=== Data ===
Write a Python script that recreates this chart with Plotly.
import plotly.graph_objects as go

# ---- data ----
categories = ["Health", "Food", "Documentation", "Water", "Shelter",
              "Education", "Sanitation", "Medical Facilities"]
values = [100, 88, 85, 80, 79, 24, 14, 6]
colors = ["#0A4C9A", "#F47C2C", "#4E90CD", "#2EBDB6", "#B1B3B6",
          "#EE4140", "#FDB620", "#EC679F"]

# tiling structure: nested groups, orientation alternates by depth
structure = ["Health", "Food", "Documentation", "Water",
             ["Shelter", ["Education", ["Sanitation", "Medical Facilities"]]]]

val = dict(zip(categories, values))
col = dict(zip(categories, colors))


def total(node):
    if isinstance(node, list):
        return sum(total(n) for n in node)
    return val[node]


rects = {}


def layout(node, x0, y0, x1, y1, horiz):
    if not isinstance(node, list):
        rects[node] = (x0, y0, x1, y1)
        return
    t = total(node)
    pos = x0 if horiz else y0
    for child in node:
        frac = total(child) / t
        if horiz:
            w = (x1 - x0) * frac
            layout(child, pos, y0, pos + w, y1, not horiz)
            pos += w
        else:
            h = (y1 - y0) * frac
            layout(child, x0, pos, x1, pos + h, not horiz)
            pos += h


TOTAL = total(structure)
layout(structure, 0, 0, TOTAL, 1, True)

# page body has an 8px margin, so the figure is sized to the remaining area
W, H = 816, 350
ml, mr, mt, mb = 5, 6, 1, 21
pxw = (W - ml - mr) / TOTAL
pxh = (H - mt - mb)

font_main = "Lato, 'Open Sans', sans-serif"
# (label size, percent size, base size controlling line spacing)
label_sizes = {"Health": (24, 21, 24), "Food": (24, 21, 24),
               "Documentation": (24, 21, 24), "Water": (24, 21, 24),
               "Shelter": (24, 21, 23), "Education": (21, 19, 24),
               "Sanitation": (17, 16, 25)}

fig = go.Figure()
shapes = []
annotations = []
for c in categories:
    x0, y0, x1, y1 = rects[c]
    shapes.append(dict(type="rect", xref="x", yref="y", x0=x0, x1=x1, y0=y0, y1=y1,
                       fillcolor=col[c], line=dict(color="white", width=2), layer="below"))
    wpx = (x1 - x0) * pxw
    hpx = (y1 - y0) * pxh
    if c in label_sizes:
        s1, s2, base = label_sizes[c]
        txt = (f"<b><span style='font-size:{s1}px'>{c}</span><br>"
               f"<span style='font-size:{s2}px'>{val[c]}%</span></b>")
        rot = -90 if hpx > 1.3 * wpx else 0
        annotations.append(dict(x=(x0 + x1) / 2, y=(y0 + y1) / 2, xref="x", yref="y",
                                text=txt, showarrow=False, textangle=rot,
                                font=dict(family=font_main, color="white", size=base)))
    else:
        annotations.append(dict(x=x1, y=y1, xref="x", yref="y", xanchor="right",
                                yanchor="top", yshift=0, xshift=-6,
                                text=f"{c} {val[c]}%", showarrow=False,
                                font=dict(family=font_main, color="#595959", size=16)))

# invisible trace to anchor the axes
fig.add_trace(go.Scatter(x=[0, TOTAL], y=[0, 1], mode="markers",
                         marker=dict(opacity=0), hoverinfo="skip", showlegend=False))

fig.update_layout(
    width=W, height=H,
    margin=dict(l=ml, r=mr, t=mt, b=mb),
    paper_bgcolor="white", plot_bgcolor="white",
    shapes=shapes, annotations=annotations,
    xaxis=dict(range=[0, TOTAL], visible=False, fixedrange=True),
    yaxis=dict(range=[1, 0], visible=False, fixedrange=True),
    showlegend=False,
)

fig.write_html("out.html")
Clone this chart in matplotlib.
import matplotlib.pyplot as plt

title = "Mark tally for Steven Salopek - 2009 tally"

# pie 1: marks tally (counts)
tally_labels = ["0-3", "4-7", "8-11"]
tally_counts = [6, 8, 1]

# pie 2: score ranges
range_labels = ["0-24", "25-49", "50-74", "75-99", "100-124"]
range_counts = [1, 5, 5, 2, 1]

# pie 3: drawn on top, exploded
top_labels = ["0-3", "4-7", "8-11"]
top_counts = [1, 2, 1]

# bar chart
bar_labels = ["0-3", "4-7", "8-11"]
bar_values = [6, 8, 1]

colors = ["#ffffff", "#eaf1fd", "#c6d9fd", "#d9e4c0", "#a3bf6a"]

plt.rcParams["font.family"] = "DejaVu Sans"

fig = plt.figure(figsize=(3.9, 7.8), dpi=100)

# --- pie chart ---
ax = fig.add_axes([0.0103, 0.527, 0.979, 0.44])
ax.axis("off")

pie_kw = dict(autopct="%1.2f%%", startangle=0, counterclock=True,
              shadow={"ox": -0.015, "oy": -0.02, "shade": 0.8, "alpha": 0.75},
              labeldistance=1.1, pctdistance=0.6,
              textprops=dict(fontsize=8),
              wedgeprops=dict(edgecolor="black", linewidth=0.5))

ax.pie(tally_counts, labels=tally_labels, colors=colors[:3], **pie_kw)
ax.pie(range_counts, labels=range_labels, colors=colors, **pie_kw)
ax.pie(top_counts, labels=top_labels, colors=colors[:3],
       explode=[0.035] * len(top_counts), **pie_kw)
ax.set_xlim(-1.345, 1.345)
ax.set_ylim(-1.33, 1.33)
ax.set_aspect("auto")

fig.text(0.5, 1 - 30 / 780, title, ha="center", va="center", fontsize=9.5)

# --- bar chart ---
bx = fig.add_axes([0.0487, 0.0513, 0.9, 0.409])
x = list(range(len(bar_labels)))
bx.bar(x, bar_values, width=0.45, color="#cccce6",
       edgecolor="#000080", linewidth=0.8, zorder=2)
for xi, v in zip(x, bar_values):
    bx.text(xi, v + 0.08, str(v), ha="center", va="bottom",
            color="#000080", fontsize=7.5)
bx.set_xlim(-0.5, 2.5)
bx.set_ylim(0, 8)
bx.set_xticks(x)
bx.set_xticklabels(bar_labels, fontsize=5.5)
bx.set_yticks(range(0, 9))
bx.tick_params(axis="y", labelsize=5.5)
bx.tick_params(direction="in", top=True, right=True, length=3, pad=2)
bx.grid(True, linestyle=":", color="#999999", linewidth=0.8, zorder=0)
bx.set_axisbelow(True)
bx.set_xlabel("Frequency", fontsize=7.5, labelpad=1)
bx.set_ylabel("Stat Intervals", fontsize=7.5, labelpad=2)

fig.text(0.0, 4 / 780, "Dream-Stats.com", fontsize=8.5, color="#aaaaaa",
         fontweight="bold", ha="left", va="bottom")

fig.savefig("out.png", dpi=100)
===
### Stated problem
Your answer consists solely of the lines from the top of the records above through the line that contains "pxh = (H - mt - mb)", each echoed exactly.

### Result for this exercise
Write a Python script that recreates this chart with Plotly.
import plotly.graph_objects as go

# ---- data ----
categories = ["Health", "Food", "Documentation", "Water", "Shelter",
              "Education", "Sanitation", "Medical Facilities"]
values = [100, 88, 85, 80, 79, 24, 14, 6]
colors = ["#0A4C9A", "#F47C2C", "#4E90CD", "#2EBDB6", "#B1B3B6",
          "#EE4140", "#FDB620", "#EC679F"]

# tiling structure: nested groups, orientation alternates by depth
structure = ["Health", "Food", "Documentation", "Water",
             ["Shelter", ["Education", ["Sanitation", "Medical Facilities"]]]]

val = dict(zip(categories, values))
col = dict(zip(categories, colors))


def total(node):
    if isinstance(node, list):
        return sum(total(n) for n in node)
    return val[node]


rects = {}


def layout(node, x0, y0, x1, y1, horiz):
    if not isinstance(node, list):
        rects[node] = (x0, y0, x1, y1)
        return
    t = total(node)
    pos = x0 if horiz else y0
    for child in node:
        frac = total(child) / t
        if horiz:
            w = (x1 - x0) * frac
            layout(child, pos, y0, pos + w, y1, not horiz)
            pos += w
        else:
            h = (y1 - y0) * frac
            layout(child, x0, pos, x1, pos + h, not horiz)
            pos += h


TOTAL = total(structure)
layout(structure, 0, 0, TOTAL, 1, True)

# page body has an 8px margin, so the figure is sized to the remaining area
W, H = 816, 350
ml, mr, mt, mb = 5, 6, 1, 21
pxw = (W - ml - mr) / TOTAL
pxh = (H - mt - mb)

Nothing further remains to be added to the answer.